Studio album by G. Love & Special Sauce
- Released: October 28, 1997
- Genre: Alternative hip hop, funk rock
- Length: 59:35
- Label: Okeh/Epic
- Producer: G. Love, Stiff Johnson, All Fellas Band, Johnny Jams

G. Love & Special Sauce chronology
| Coast to Coast Motel (1995) | Yeah, It's That Easy (1997) | Philadelphonic (1999) |

Singles from Yeah, It's That Easy
- "Stepping Stones" Released: 1997; "I-76" Released: 1997;

= Yeah, It's That Easy =

Yeah, It's That Easy is the third album by G. Love & Special Sauce, released in 1997. Dr.
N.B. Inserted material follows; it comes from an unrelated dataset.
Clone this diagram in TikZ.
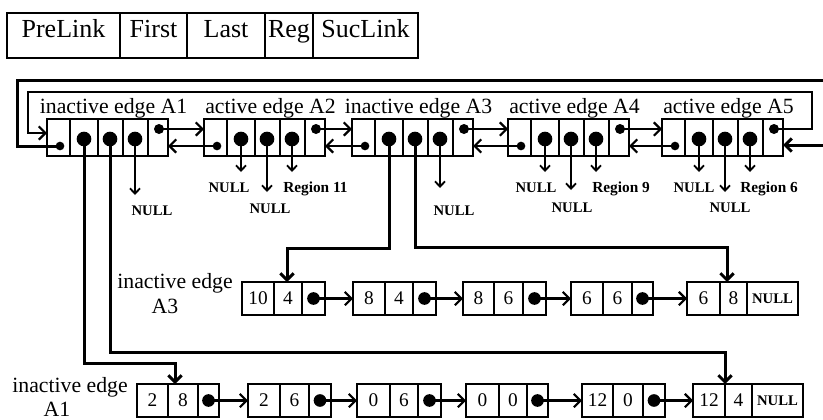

John contributed to the album. "Stepping Stones" was a minor modern rock radio hit.

Professional ratings
Review scores
| Source | Rating |
| AllMusic | Star |
| Entertainment Weekly | C |
| Pitchfork Media | 3.0/10 |

==Critical reception==
Entertainment Weekly thought that "songs like 'I-76', a goofball paean to his native Philadelphia, sound less like Ray Charles and more like Ray Stevens." Trouser Press wrote that "the potentially worthy grooves found in the rim-shot soul of 'Lay Down the Law' and the jazzy hip-hop of the title track stretch into monotonous jamband crap that would make Dave Matthews apologize for his thoughtlessness."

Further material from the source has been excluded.